My mother thinks I’m lazy or that I keep putting off my share of the housework- and that’s true most of the time. I’m not unclean or disorganized but I don’t see a problem if I don’t hang my clothes the moment I get from work or if I don’t instantly wash my dishes. Part of the problem is that with her around I don’t have to worry much.
But when she’s away for a whole month? Oh, that’s a different story! I can’t stand to see the house looking anything but like it came out of a magazine.
In one very short weekend, I’ve managed to cook lunch for three people, do the dishes about three times, pick up and fold and put away laundry, iron (while finally getting around to watching The Fault in Our Stars), water the plants, go to the supermarket, prepare ingredients for tomorrow’s dinner, and make a salad to take with me to work.

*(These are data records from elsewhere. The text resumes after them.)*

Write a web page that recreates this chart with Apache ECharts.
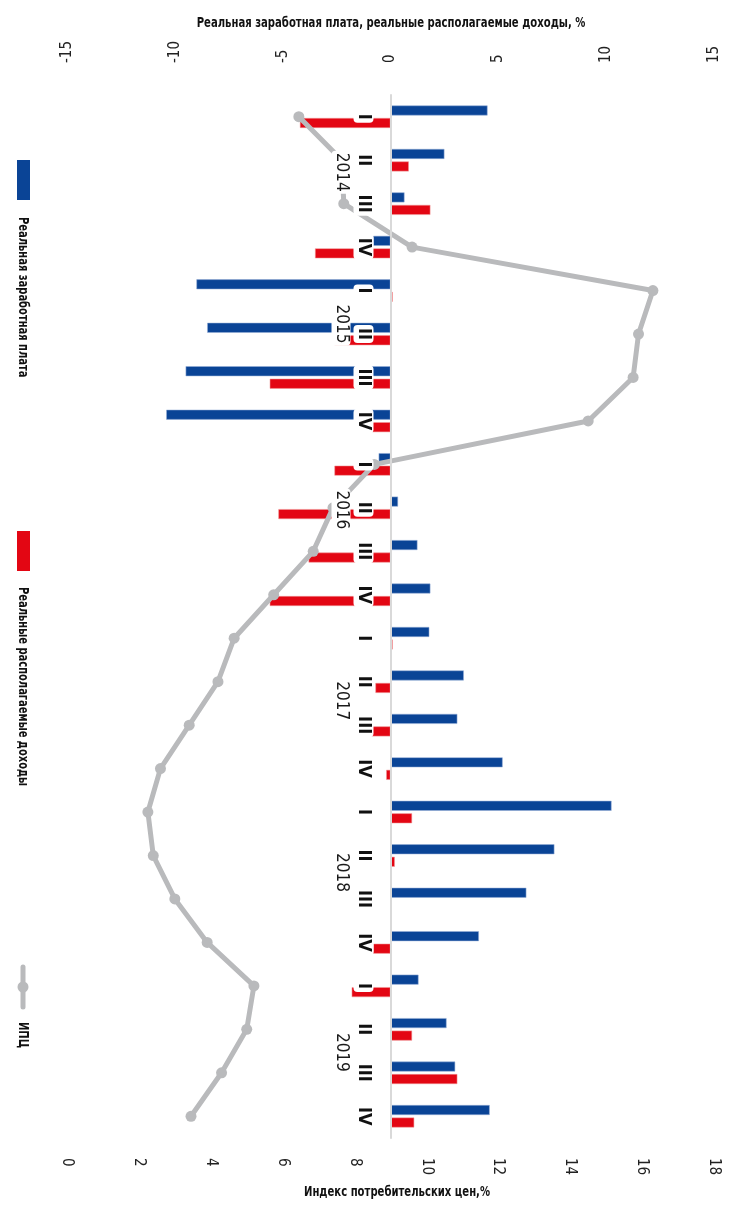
<!DOCTYPE html>
<html><head><meta charset="utf-8">
<script src="https://cdn.jsdelivr.net/npm/echarts@6/dist/echarts.min.js"></script>
<style>html,body{margin:0;padding:0;background:#fff}#c{width:729px;height:1206px}</style>
</head><body><div id="c"></div>
<script>
const years = ['2014','2015','2016','2017','2018','2019'];
const quarters = ['I','II','III','IV'];
const wages  = [4.5,2.5,0.65,-0.8, -9.0,-8.5,-9.5,-10.4, -0.55,0.35,1.25,1.85, 1.8,3.4,3.1,5.2, 10.25,7.6,6.3,4.1, 1.3,2.6,3.0,4.6];
const income = [-4.2,0.85,1.85,-3.5, 0.1,-2.6,-5.6,-0.85, -2.6,-5.2,-3.8,-5.6, 0.1,-0.7,-1.0,-0.2, 1.0,0.2,0,-0.8, -1.8,1.0,3.1,1.1];
const cpi    = [6.45,7.65,7.7,9.6, 16.3,15.9,15.75,14.5, 8.55,7.4,6.85,5.75, 4.65,4.2,3.4,2.6, 2.25,2.4,3.0,3.9, 5.2,5.0,4.3,3.45];
const barTicks = [-15,-10,-5,0,5,10,15];
const cpiTicks = [0,2,4,6,8,10,12,14,16,18];
const seriesNames = ['Реальная заработная плата','Реальные располагаемые доходы','ИПЦ'];
const barAxisName = 'Реальная заработная плата, реальные располагаемые доходы, %';
const cpiAxisName = 'Индекс потребительских цен,%';

const categories = [];
years.forEach(y => quarters.forEach(q => categories.push(y + ' ' + q)));

const BLUE = '#0a4496', RED = '#e30613', GRAY = '#b9babc';
const FONT = "'Liberation Sans Narrow','DejaVu Sans Condensed','Roboto',sans-serif";
const BOLD = "bold 14px 'DejaVu Sans Condensed','Roboto',sans-serif";
const yearShift = [12,-10,2,19,17,23];

const W = 729, H = 1206;
const G = { left: 67, right: 15, top: 95, bottom: 68 };
const barMin = barTicks[0], barMax = barTicks[barTicks.length-1];
const zeroOffset = -((0 - barMin) / (barMax - barMin)) * (W - G.left - G.right);

const rich = { y: { fontFamily: FONT, fontSize: 17, color: '#1a1a1a', backgroundColor: '#fff', borderRadius: 4, padding: [1,2] } };
yearShift.forEach((d,i) => { rich['p'+i] = { width: Math.abs(d)*2, fontSize: 17 }; });

function vtext(x, y, text, sx) {
  return { type: 'text', x: x, y: y, rotation: -Math.PI/2, scaleX: sx, z: 20,
    style: { text: text, font: BOLD, fill: '#111', align: 'left', verticalAlign: 'middle' } };
}
function htext(cx, cy, text, sx) {
  return { type: 'text', x: cx, y: cy, scaleX: sx, z: 20,
    style: { text: text, font: BOLD, fill: '#111', align: 'center', verticalAlign: 'middle' } };
}

const chart = echarts.init(document.getElementById('c'));
chart.setOption({
  animation: false,
  backgroundColor: '#fff',
  grid: { left: G.left, right: G.right, top: G.top, bottom: G.bottom, containLabel: false },
  xAxis: [
    { type: 'value', position: 'top', min: barMin, max: barMax, interval: barTicks[1]-barTicks[0],
      axisLine: { show: false }, axisTick: { show: false }, splitLine: { show: false },
      axisLabel: { rotate: -90, margin: 32, fontFamily: FONT, fontSize: 15, color: '#222' } },
    { type: 'value', position: 'bottom', min: cpiTicks[0], max: cpiTicks[cpiTicks.length-1], interval: cpiTicks[1]-cpiTicks[0],
      axisLine: { show: false }, axisTick: { show: false }, splitLine: { show: false },
      axisLabel: { rotate: -90, margin: 20, fontFamily: FONT, fontSize: 15, color: '#222' } }
  ],
  yAxis: [
    { type: 'category', inverse: true, data: categories, position: 'left', offset: zeroOffset, z: 10,
      axisLine: { onZero: false, lineStyle: { color: '#d9d9d9', width: 2 } },
      axisTick: { show: false },
      axisLabel: { interval: 0, rotate: -90, margin: 17, fontFamily: FONT, fontWeight: 'bold', fontSize: 18, color: '#111',
        backgroundColor: '#fff', borderRadius: 4, padding: [1,3],
        formatter: v => v.split(' ')[1] } },
    { type: 'category', inverse: true, data: categories, position: 'left', offset: zeroOffset, z: 11,
      axisLine: { show: false, onZero: false }, axisTick: { show: false },
      axisLabel: { interval: 0, rotate: -90, margin: 40, rich: rich,
        formatter: (v, i) => {
          if (i % 4 !== 1) return '';
          const k = Math.floor(i/4), d = yearShift[k], yr = v.split(' ')[0];
          return d >= 0 ? `{p${k}| }{y|${yr}}` : `{y|${yr}}{p${k}| }`;
        } } }
  ],
  series: [
    { name: seriesNames[0], type: 'bar', xAxisIndex: 0, yAxisIndex: 0, data: wages, barWidth: 10, barGap: '25%',
      itemStyle: { color: BLUE, borderColor: 'rgba(150,175,215,0.9)', borderWidth: 0.6 } },
    { name: seriesNames[1], type: 'bar', xAxisIndex: 0, yAxisIndex: 0, data: income, barWidth: 10, barGap: '25%',
      itemStyle: { color: RED, borderColor: 'rgba(240,150,150,0.9)', borderWidth: 0.6 } },
    { name: seriesNames[2], type: 'line', xAxisIndex: 1, yAxisIndex: 0, data: cpi, z: 3,
      symbol: 'circle', symbolSize: 11, lineStyle: { color: GRAY, width: 5 }, itemStyle: { color: GRAY } }
  ],
  graphic: [
    htext(391, 23, barAxisName, 0.8),
    htext(397, 1192, cpiAxisName, 0.8),
    { type: 'rect', shape: { x: 17, y: 160, width: 13, height: 40 }, style: { fill: BLUE } },
    vtext(23, 217, seriesNames[0], 0.79),
    { type: 'rect', shape: { x: 17, y: 531, width: 13, height: 40 }, style: { fill: RED } },
    vtext(23, 587, seriesNames[1], 0.79),
    { type: 'line', shape: { x1: 23, y1: 967, x2: 23, y2: 1007 }, style: { stroke: GRAY, lineWidth: 5, lineCap: 'round' } },
    { type: 'circle', shape: { cx: 23, cy: 987, r: 5.5 }, style: { fill: GRAY } },
    vtext(23, 1022, seriesNames[2], 0.79)
  ]
});
</script></body></html>
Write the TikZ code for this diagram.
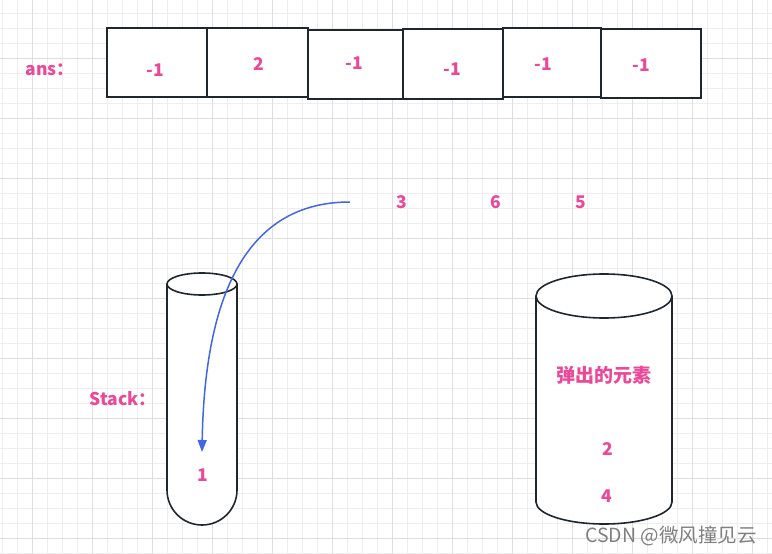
\documentclass[tikz,border=0pt]{standalone}
\usepackage{fontspec}
\setmainfont{Noto Sans CJK SC}
\usetikzlibrary{arrows.meta, positioning}
\definecolor{inkpink}{RGB}{236,72,153}
\definecolor{darkline}{RGB}{32,38,46}
\definecolor{arrowblue}{RGB}{66,103,230}
\definecolor{gridminor}{RGB}{238,238,238}
\definecolor{gridmajor}{RGB}{222,222,222}
\tikzset{
    cell/.style={
        rectangle,
        draw=darkline,
        line width=1.8pt,
        fill=white,
        minimum width=100pt,
        minimum height=69pt,
        inner sep=0pt
    },
    pinktext/.style={
        text=inkpink,
        inner sep=0pt,
        font=\fontsize{17.5}{20}\selectfont\bfseries
    },
    vessel/.style={
        draw=darkline,
        line width=1.6pt,
        fill=white
    },
    arrow/.style={
        line width=1.5pt,
        draw=arrowblue,
        -{Triangle[length=12pt,width=9pt]}
    }
}

\begin{document}
\begin{tikzpicture}[x=1pt, y=-1pt]
    \useasboundingbox (0,0) rectangle (772,554);
    \fill[white] (0,0) rectangle (772,554);
    % background grid
    \foreach \x in {2.3,17.3,...,772} \draw[gridminor, line width=0.9pt] (\x,0) -- (\x,554);
    \foreach \y in {13.3,28.3,...,554} \draw[gridminor, line width=0.9pt] (0,\y) -- (772,\y);
    \foreach \x in {32.3,92.3,...,772} \draw[gridmajor, line width=0.9pt] (\x,0) -- (\x,554);
    \foreach \y in {58.3,118.3,...,554} \draw[gridmajor, line width=0.9pt] (0,\y) -- (772,\y);

    % ans row
    \node[pinktext] (ans) at (50,70) {ans：};
    \node[cell] (c1) at (157,62.5) {};
    \node[cell, minimum width=101pt] (c2) at (257.5,62.5) {};
    \node[cell, minimum width=95pt] (c3) at (355.5,64.5) {};
    \node[cell, minimum height=70pt] (c4) at (453,64) {};
    \node[cell, minimum width=98pt] (c5) at (552,62.5) {};
    \node[cell] (c6) at (651,63.5) {};
    \node[pinktext] (v1) at (155,70) {-1};
    \node[pinktext] (v2) at (259,64) {2};
    \node[pinktext] (v3) at (354,63) {-1};
    \node[pinktext] (v4) at (452,69) {-1};
    \node[pinktext] (v5) at (543,64) {-1};
    \node[pinktext] (v6) at (641,65) {-1};

    % remaining input
    \node[pinktext] (n3) at (402,202) {3};
    \node[pinktext] (n6) at (496,202) {6};
    \node[pinktext] (n5) at (581,202) {5};

    % stack tube
    \node[pinktext] (stk) at (123,399) {Stack：};
    \draw[vessel] (167,284) -- (167,490) arc[start angle=180, end angle=360, radius=35pt] -- (237,284);
    \draw[vessel] (202,284) ellipse[x radius=35pt, y radius=11pt];
    \node[pinktext] (s1) at (203,475) {1};

    % popped elements
    \draw[vessel] (536,296) -- (536,502) arc[start angle=180, end angle=360, x radius=68pt, y radius=22pt] -- (672,296);
    \draw[vessel] (604,296) ellipse[x radius=68pt, y radius=22pt];
    \node[pinktext, font=\fontsize{19}{22}\selectfont\bfseries] (pop) at (604,375) {弹出的元素};
    \node[pinktext] (p2) at (608,449) {2};
    \node[pinktext] (p4) at (607,496) {4};

    % push arrow
    \coordinate (src) at (350,202);
    \coordinate (dst) at (202,452);
    \draw[arrow] (src) .. controls (255,202) and (205,280) .. (dst);

    \node[text=gray, font=\fontsize{19.5}{22}\selectfont] (mark) at (671,536) {CSDN @微风撞见云};
\end{tikzpicture}
\end{document}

That particular one was a challenge for me. Since I’m now all about living a healthy life and eating right and clean, the last thing I want to do is let time and tiredness get in the way of my daily salad lunch. And I’m so used to mom waking up with me and getting it ready so I don’t have to think twice about it. I’m not spoiled, she just enjoys doing it.
But I found it can be quite easy to just prepare it the night before, refrigerate, and then just take everything and go in the morning. I couldn’t be prouder of myself.
And because I’ve had this urge to bake for about a week now, I finally got around to doing that tonight- Apparently, that couldn’t wait a bit longer. I made blondies (the non-chocolate version of brownies) with a Nutella core, and they are just amazing as the recipe promised. They didn’t hold together while I was trying to cut them but at least they taste good!
I think I proved to myself first and foremost that when I set my mind to something I can do it.
I can’t begin to tell you how many times I find myself going into the anxiety-ridden place in my mind where I start to beat myself up and wonder how will I ever manage to work and take care of my home. I always have this fear that I won’t be able to catch up and we’ll spend most of the time ordering out (which I really do hate). I know that Ahmad will help but I fear falling short on my share of things.
But if this weekend is any indication, then it should be a piece of cake- or sort of.